6 Common Sheet Metal Forming Process

Consisting of thin and flat pieces of metal — typically steel or aluminum — sheet metal plays an important role in the construction and manufacturing industries. In the construction industry, it’s used as panels for buildings and houses. In the manufacturing industry, sheet metal is used for automobile components, heavy machinery, floors and more. When making sheet metal, however, companies often use one or more of the following forming processes.

#1) Curling

Curling is a sheet metal forming process that’s used to smooth out the otherwise sharp and rugged edges of sheet metal. Sheet metal often contains sharp edges with “burrs” after it’s initially produced. Curling is a forming process that involves de-burring sheet metal to produce smooth edges.

#2) Bending

Another common sheet metal forming process is bending. Companies typically perform bending on sheet metal using either a brake press or similar machine press. The sheet metal is placed over a die block, at which point a punch presses down onto the sheet metal. Bending doesn’t actually create holes in sheet metal. Rather, it lives up to its namesake by “bending” sheet metal in the shape of the die.

#3) Ironing

Sheet metal may also be ironed to achieve a uniform thickness. Most aluminum cans, for instance, are made of ironed aluminum. In its raw state, the aluminum sheet metal is too thick for beverage cans, so it’s ironed to achieve a thinner, more uniform composition. Ironing involves the use of a punch to force sheet metal between two dies.

#4) Laser Cutting

Laser cutting has become an increasingly common sheet metal forming process in recent years. With laser cutting, sheet metal is exposed to a high-powered laser that burns holes in the metal. It’s a faster and more precise cutting method that can even be performed automatically using a computer numerically controlled (CNC) laser cutting machine.

#5) Hydroforming

A lesser-known sheet metal forming process is hydroforming. Like deep drawing, hydroforming involves stretching the blank over a die. So, what’s the difference between hydroforming and deep drawing?

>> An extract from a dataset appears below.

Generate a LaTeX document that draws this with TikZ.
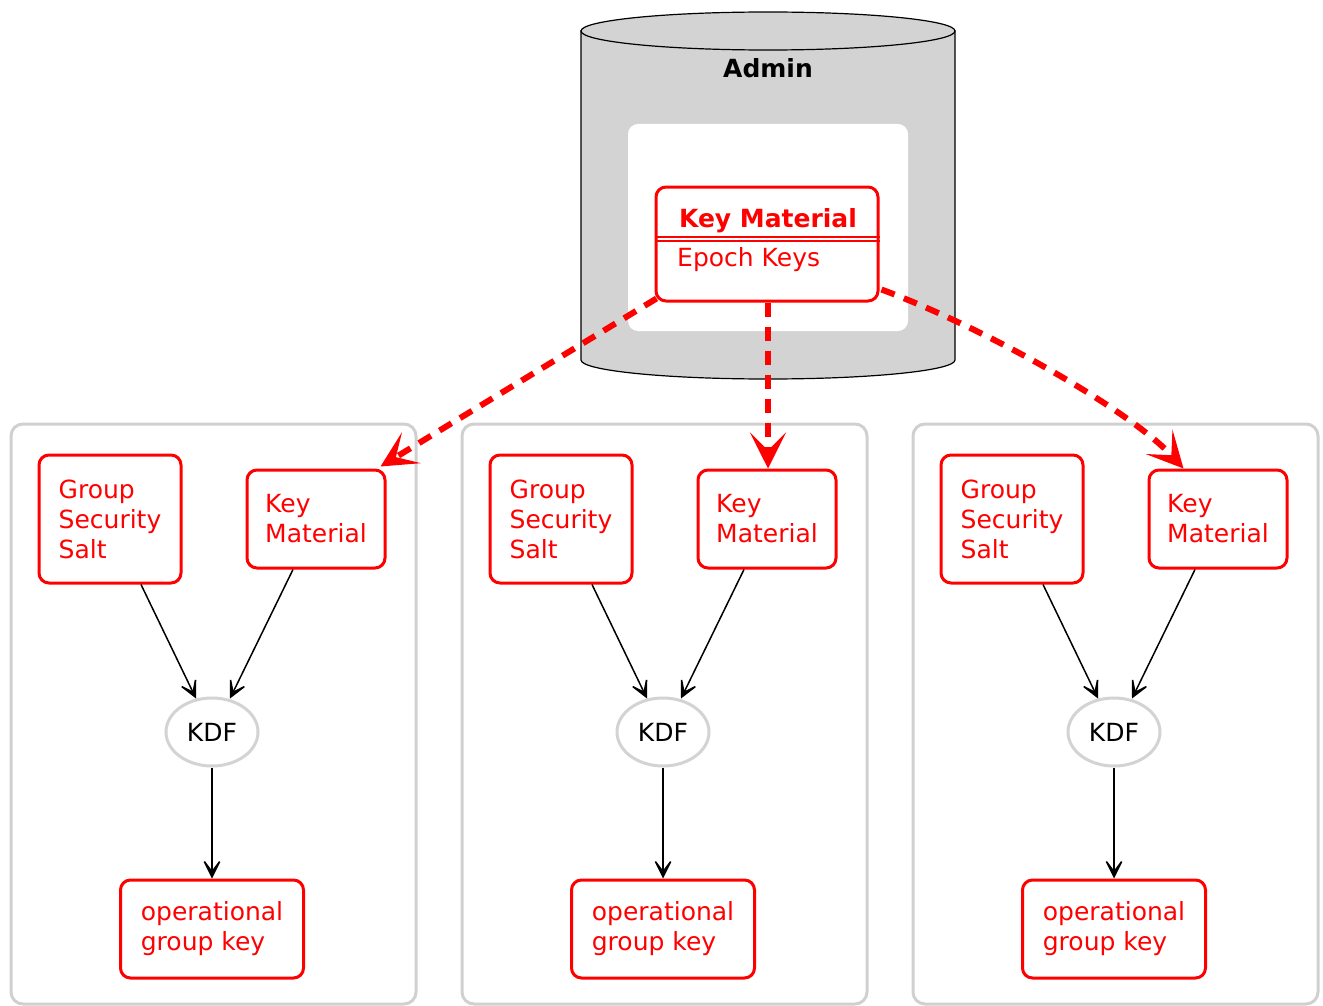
\documentclass[tikz,border=0pt]{standalone}
\usepackage{fontspec}
\setmainfont{DejaVu Sans}
\usetikzlibrary{shapes.geometric,arrows.meta,calc}
\definecolor{cylgray}{HTML}{D3D3D3}
\definecolor{clgray}{HTML}{D0D0D0}
\definecolor{kred}{HTML}{FF0000}
\tikzset{
  x=1pt, y=-1pt,
  redbox/.style={draw=kred, line width=3pt, rounded corners=10pt, fill=white,
    text=kred, align=left, inner sep=0pt, font=\fontsize{25}{30}\selectfont},
  kdfnode/.style={ellipse, draw=cylgray, line width=3pt, fill=white,
    minimum width=92pt, minimum height=68pt, inner sep=0pt,
    font=\fontsize{25}{30}\selectfont},
  clusterbox/.style={draw=clgray, line width=3pt, rounded corners=12pt},
  blackarrow/.style={draw=black, line width=1.5pt,
    -{Stealth[length=24pt,width=24pt,inset=16pt]}},
  redarrow/.style={draw=kred, line width=6pt, dash pattern=on 14pt off 10pt,
    -{Stealth[length=36pt,width=36pt,inset=18pt]}},
}
\begin{document}
\begin{tikzpicture}
\useasboundingbox (0,0) rectangle (1323,1006);
% cylinder
\path[fill=cylgray, draw=black, line width=1.2pt]
  (581,31) -- (581,360) arc[start angle=180, end angle=0, x radius=187, y radius=19]
  -- (955,31) -- cycle;
\draw[line width=1.2pt, fill=cylgray] (768,31) ellipse[x radius=187, y radius=19];
\node[font=\fontsize{25}{30}\selectfont\bfseries] (admin) at (768,68) {Admin};
\node[fill=white, rounded corners=10pt, minimum width=280pt, minimum height=207pt, inner sep=0pt] (inner) at (768,227.5) {};
% record node
\node[draw=kred, line width=3pt, rounded corners=10pt, fill=white,
  minimum width=222pt, minimum height=114pt, inner sep=0pt] (km0) at (767,244) {};
\draw[kred, line width=2pt] (km0.west |- 0,236.5) -- (km0.east |- 0,236.5);
\draw[kred, line width=2pt] (km0.west |- 0,241) -- (km0.east |- 0,241);
\node[text=kred, font=\fontsize{25}{30}\selectfont\bfseries, inner sep=0pt] (kmtitle) at (768,221) {Key Material};
\node[text=kred, font=\fontsize{25}{30}\selectfont, anchor=west, inner sep=0pt] (kmfield) at (677,260) {Epoch Keys};
% clusters
\foreach \i/\dx in {a/0, b/451, c/902} {
  \begin{scope}[xshift=\dx]
    \draw[clusterbox] (11,424) rectangle (416,1004);
    \node[redbox, minimum width=142pt, minimum height=128pt] (gss\i) at (110,519) {Group\\Security\\Salt};
    \node[redbox, minimum width=138pt, minimum height=98pt] (km\i) at (316,519) {Key\\Material};
    \node[kdfnode] (kdf\i) at (212,732) {KDF};
    \node[redbox, minimum width=183pt, minimum height=98pt] (ogk\i) at (212,929) {operational\\group key};
    \draw[blackarrow] ($(gss\i.south)+(31,0)$) -- ($(kdf\i.north)+(-16,2)$);
    \draw[blackarrow] ($(km\i.south)+(-23,0)$) -- ($(kdf\i.north)+(18,2)$);
    \draw[blackarrow] (kdf\i.south) -- (ogk\i.north);
  \end{scope}
}
% red dashed arrows
\draw[redarrow] ($(km0.south west)+(2,-4)$) -- ($(kma.north east)+(-6,-2)$);
\draw[redarrow] ($(km0.south)+(1,0)$) -- ($(kmb.north)+(1,0)$);
\draw[redarrow] ($(km0.south east)+(2,-13)$) .. controls (985,328) and (1130,410) .. ($(kmc.north west)+(36,0)$);
\end{tikzpicture}
\end{document}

The key difference between these two processes is that deep drawing requires multiple draw reductions, whereas hydroforming is performed in just one step.

#6) Punching

Finally, punching is a sheet metal forming process that involves the use of a punch and die set to create holes in sheet metal. The sheet metal is placed between the punch and die. Next, the punch presses down and through the sheet metal to create a hole.